Exercise brief: Tally the lines in the records underneath that contain the string "this", and state the figure by itself.

== == ==

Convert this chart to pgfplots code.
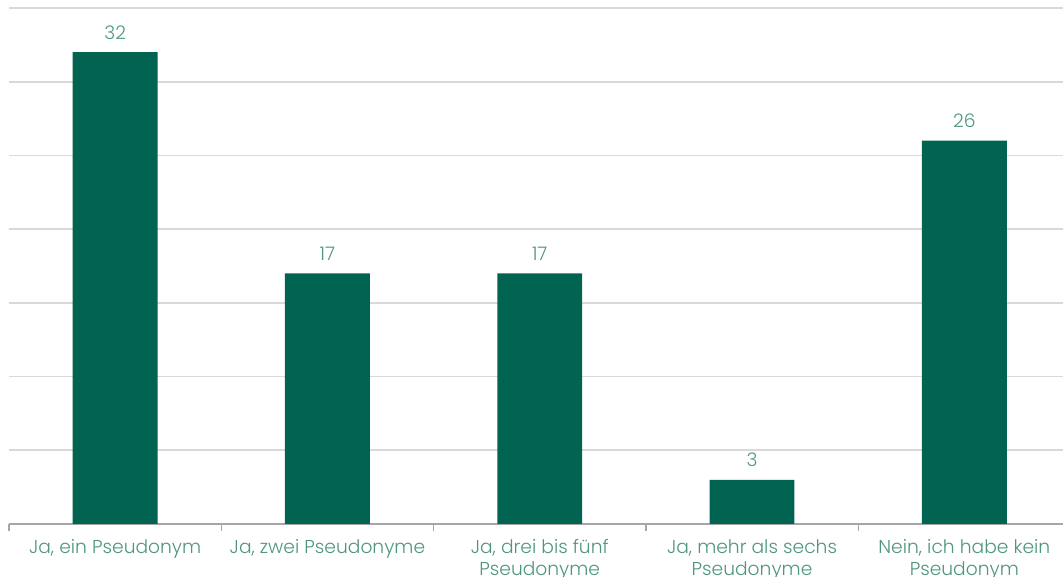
\documentclass[border=0pt]{standalone}
\usepackage{fontspec}
\setmainfont{Poppins}[UprightFont=* Light]
\usepackage{pgfplots}
\pgfplotsset{compat=1.18}
\definecolor{barc}{HTML}{006450}
\definecolor{txtc}{HTML}{4F9582}
\definecolor{gridc}{HTML}{D9D9D9}
\definecolor{axc}{HTML}{A6A6A6}
\begin{document}
\begin{tikzpicture}
\begin{axis}[
  at={(0pt,0pt)}, anchor=south west,
  scale only axis,
  width=796.1pt, height=387pt,
  xmin=-0.5, xmax=4.5,
  ymin=0, ymax=35,
  ytick={5,10,...,35},
  yticklabels={},
  ymajorgrids,
  grid style={gridc, line width=1.2pt},
  major y tick style={draw=none},
  axis x line*=bottom,
  y axis line style={draw=none},
  x axis line style={axc, line width=1.2pt},
  xtick={0,1,2,3,4},
  major x tick style={draw=none},
  minor xtick={-0.5,0.5,1.5,2.5,3.5,4.5},
  minor x tick style={axc, line width=1pt},
  minor tick length=5pt,
  tick align=outside,
  /pgf/number format/assume math mode=true,
  xticklabels={{Ja, ein Pseudonym},{Ja, zwei Pseudonyme},{Ja, drei bis fünf\\Pseudonyme},{Ja, mehr als sechs\\Pseudonyme},{Nein, ich habe kein\\Pseudonym}},
  xticklabel style={align=center, text=txtc, font=\fontsize{14}{16.5}\selectfont, yshift=-4pt},
  bar width=0.4,
  nodes near coords,
  every node near coord/.append style={text=txtc, font=\fontsize{14}{15}\selectfont, yshift=6pt},
  clip=false,
]
\addplot[ybar, fill=barc, draw=none] coordinates {(0,32) (1,17) (2,17) (3,3) (4,26)};
\end{axis}
\pgfresetboundingbox
\useasboundingbox (-6.75pt,-39.75pt) rectangle (790.5pt,393pt);
\end{tikzpicture}
\end{document}
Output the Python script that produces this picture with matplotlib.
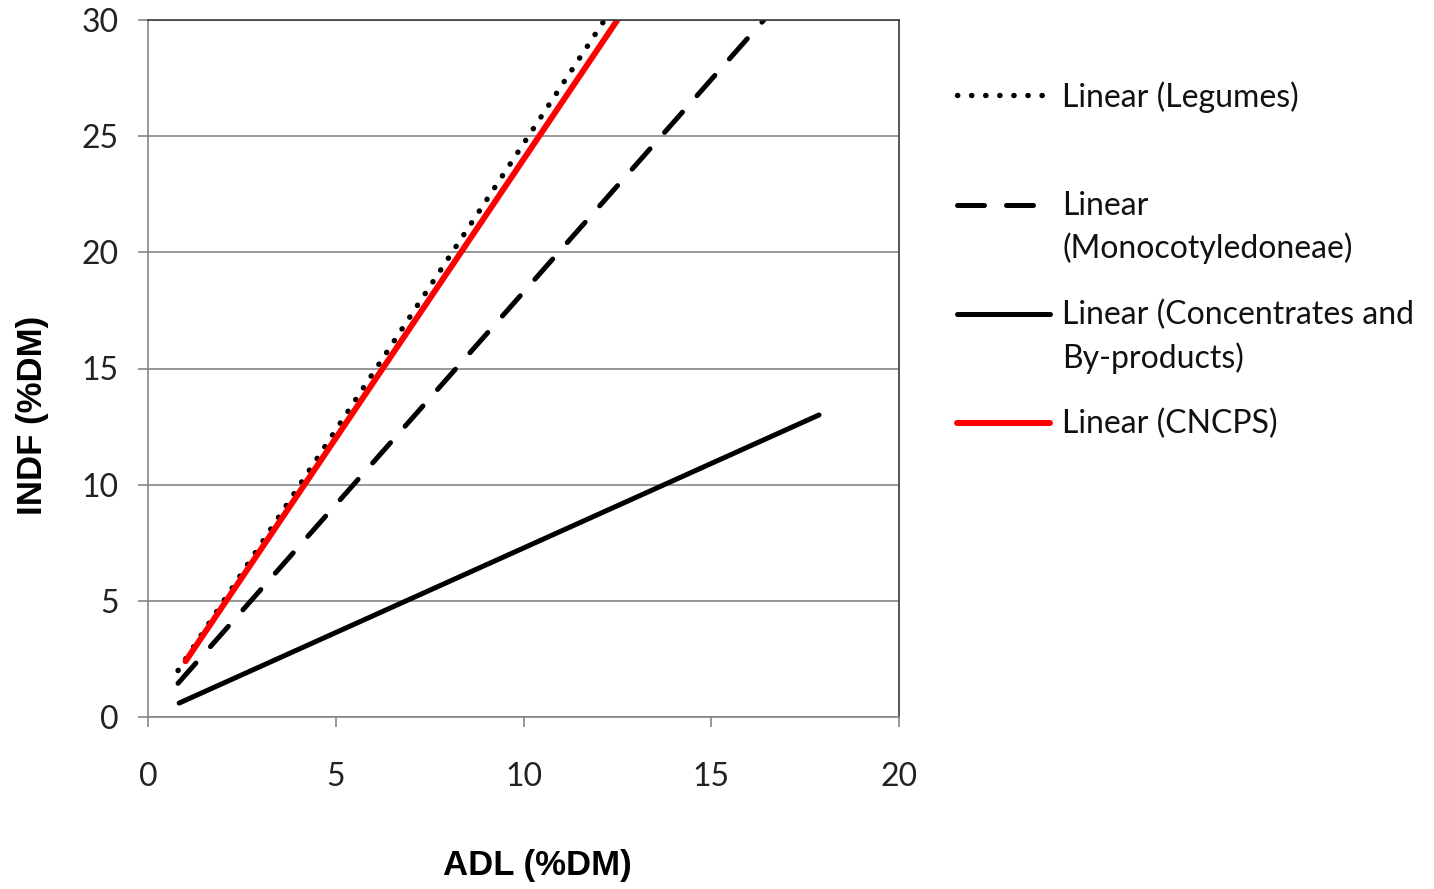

== == ==

Solved exercise: 2